Whether it’s digital or the nostalgia of film, Arri’s range of cameras dominates drama production in the UK
Arri has retained its position as the manufacturer of choice for drama shoots in the UK, with the vast majority of productions opting to use a version of the firm’s Alexa as their principle camera.
When Broadcast TECH last looked at which cameras were used to shoot the highest-rating drama productions, 27 of the top 30 dramas for the six months to December 2014 were shot with the company’s Alexa camera.
In this survey of the 12 months to September 2015, Arri’s overall share (26 out of 30 were shot with an Alexa, Amira or Arriflex 416) has dropped slightly due to the first appearance of Sony’s F65. Panasonic’s Varicam also makes its debut, while Red remains steady with two productions in our survey using the company’s Epic.
The most typical drama set-up, according to our survey, is an Alexa allied with a set of Cooke S4 prime lenses. Director of photography James Friend, who lensed the final two episodes of the last series of Lewis, used that pairing (an Alexa Plus with Cooke S4 lenses) and our survey’s most widely used codec, ProRes 4444 Log C, to shoot the ITV drama.
“The Alexa is such a good camera that I can’t see any movement away from it, particularly in TV drama,” says Friend. “For the last series of Silent Witness, I moved to the Alexa Studio, which has a mechanical shutter and acquires an differently to the Alexa Plus. The pan speed and general movement within a frame is rendered with true flicker. I always use it where I can, to the point where I am considering buying one. I also use Cooke S5 lenses, which are a stop faster than the S4s, but are fundamentally the same. The ultimate combination on any TV drama would be the S5s with the Arri Studio.”
Friend also used an Arri Amira for some handheld and lightweight Steadicam work, as well as a Red Epic for some VFX shots and high-speed work. “We used the Red because it records slightly higher resolution and the frame rate is significantly higher at the matching resolution of the Alexa,” explains Friend.
The Arri 416, which shoots 16mm film and was used for ITV’s Doc Martin, is the anomaly in our list of otherwise wholly digital devices.
The decision to shoot Doc Martin using film largely rests with Martin Clunes and Philipa Braithwaite, the husband-and-wife owners of Doc Martin production company Buffalo Pictures. “They have always loved film and have stuck with it,” says director of photography Simon Archer, who worked on the sixth series of the long-running drama.
“When [Doc Martin] started, Super 16mm was the go-to acquisition for most quality drama and since then they have been wedded to it. A director might arrive and suggest switching to an Alexa, but their view is that if it isn’t broken then why try to fi x it? The infrastructure is still there and despite some efforts to kill it, there is still pulse in the body.

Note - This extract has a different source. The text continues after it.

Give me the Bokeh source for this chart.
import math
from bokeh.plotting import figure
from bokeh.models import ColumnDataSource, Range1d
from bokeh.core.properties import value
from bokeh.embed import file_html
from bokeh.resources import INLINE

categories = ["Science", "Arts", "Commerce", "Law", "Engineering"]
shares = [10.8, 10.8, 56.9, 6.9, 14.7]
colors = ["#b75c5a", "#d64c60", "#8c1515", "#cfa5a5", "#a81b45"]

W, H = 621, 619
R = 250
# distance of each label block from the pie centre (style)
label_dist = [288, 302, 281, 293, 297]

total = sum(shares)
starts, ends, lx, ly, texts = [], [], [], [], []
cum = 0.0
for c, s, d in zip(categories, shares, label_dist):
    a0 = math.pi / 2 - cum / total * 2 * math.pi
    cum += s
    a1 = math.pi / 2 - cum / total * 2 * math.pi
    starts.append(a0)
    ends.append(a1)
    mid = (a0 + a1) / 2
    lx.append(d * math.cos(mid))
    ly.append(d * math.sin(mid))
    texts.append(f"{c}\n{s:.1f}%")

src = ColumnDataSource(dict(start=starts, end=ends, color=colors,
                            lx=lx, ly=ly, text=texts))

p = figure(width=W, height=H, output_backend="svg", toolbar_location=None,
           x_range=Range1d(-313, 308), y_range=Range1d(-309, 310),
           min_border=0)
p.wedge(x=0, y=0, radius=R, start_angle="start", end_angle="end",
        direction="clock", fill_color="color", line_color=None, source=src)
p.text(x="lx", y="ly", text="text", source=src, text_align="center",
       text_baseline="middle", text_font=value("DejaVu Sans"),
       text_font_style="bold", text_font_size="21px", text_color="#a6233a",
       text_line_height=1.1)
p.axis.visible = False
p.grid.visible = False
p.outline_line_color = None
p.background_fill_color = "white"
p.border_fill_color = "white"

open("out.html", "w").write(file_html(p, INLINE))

“It is still possible to shoot 35mm and 16mm, although with 16mm there is a little less availability in terms of developing. I am happy to work with either film or digital, but there is a kind of nostalgia in working with film and I quite enjoy the aspect that we are the only ones still doing it.
“I’d like to see it expand and for the pulse to beat more strongly, so it doesn’t just wither and die. Doc Martin is evidence that you can originate Super 16 with minimal post-processing – with just a bit of sharpening and noise reduction, you can create a high-quality image.”
Arri-made cameras feature heavily in our ‘other cameras’ column as well, with variants of the Alexa featuring and the company’s Mini and Amira proving popular, with three uses each. But it was GoPro’s (pictured) ubiquitous wearable action camera that was most widely used as an ‘other’ camera, cropping up in eight productions. Canon’s 5D (used on four productions) and Panasonic’s GH4 (one production) also featured, with productions pairing them with UAVs for aerial shots.
The most popular choice of glass was Cooke’s S4 and S4i Prime Lenses, which were used in 11 productions. In total, Cooke lenses of various types were used across more than half (16) of the productions in our survey. Arri/Fujinon Alura Zooms were the second most popular choice of lens, used to shoot eight of the dramas in our list of most-viewed programmes.
For ITV’s The Great Fire, rehoused Cooke S2 lenses were used, along with an antique suede filter to give the shots of seventeenth century London in flames a yellowy/green appearance to enhance the sense of heat. The same set-up of rehoused S2s and a suede filter, along with a 1/4 Black Pro Mist filter, were also used to help create the look of ITV’s 1950s-set detective drama Grantchester.